Great results for you Julie! High fives!
Thanks for sharing!
xoxo
Nikki Crump says
Board Booster is the best! I tried Tailwind but I got so confused! This is great advice for bloggers! Thank you!
Julie says
Tailwind was confusing to me too. I feel like I’m missing something, but so far I haven’t been able to get someone to tell me what it is that I’m missing haha.
Christin says
Great read! Thank you for this.
Carrie says
This is excellent food for thought! I definitely have been focusing on other areas of social media and often forget to include Pinterest! Thank you for sharing!
Julie says
Are you getting more traffic from other areas of social media?

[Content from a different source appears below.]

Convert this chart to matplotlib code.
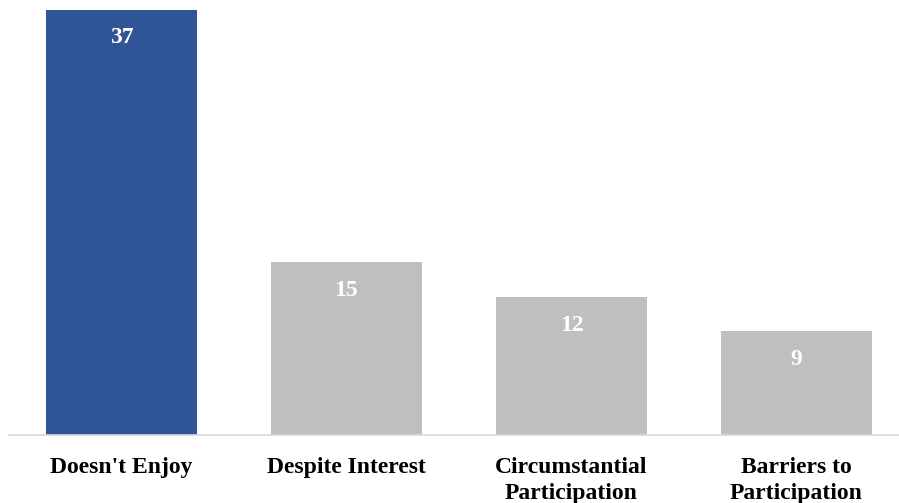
import numpy as np
import matplotlib.pyplot as plt

categories = ["Doesn't Enjoy", "Despite Interest", "Circumstantial\nParticipation", "Barriers to\nParticipation"]
values = [37, 15, 12, 9]
colors = ["#2F5597", "#BFBFBF", "#BFBFBF", "#BFBFBF"]

plt.rcParams['font.family'] = ['Liberation Serif', 'DejaVu Serif']

W, H = 899, 503
fig = plt.figure(figsize=(W / 100, H / 100), dpi=100)
ax = fig.add_axes([9 / W, 68.5 / H, 890 / W, 434.5 / H])

x = np.arange(len(values))
bars = ax.bar(x, values, width=0.67, color=colors)

ax.set_xlim(-0.5, -0.5 + 890 / 225)
ax.set_ylim(0, 37 * 434.5 / 425)

# white value labels just inside the top of each bar
for b, v in zip(bars, values):
    ax.annotate(str(v), (b.get_x() + b.get_width() / 2, v),
                xytext=(0, -20.5), textcoords='offset points',
                ha='center', va='center', color='white',
                fontsize=17, fontweight='bold')

ax.set_xticks(x)
ax.set_xticklabels(categories, fontsize=17, fontweight='bold', linespacing=1.33)
ax.tick_params(axis='x', length=0, pad=16)
ax.set_yticks([])
for s in ['top', 'right', 'left']:
    ax.spines[s].set_visible(False)
ax.spines['bottom'].set_color('#D9D9D9')
ax.spines['bottom'].set_linewidth(1.2)

fig.savefig('out.png', dpi=100)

If so, then your focus is right 🙂 I’d love to hear more about your strategy. I’m starting to work on my Twitter and IG strategies. FB continues to baffle me.
Carrie says
I’m still getting my feet wet in all social media areas. 🙂 I have started to see more followers on IG but it hasn’t lead to an increase in traffic yet. Previously, my main focus for my first few months was developing strong posts with good content, but you have inspired me to think more strategically.
Jennifer says
This is something I need to do improve my pinterest traffic and I will have to read it again. Need to understand the rich input.
Georgiana says
LOVE this post! I need to re-read again and again, lol. I WANT to love Pinterest.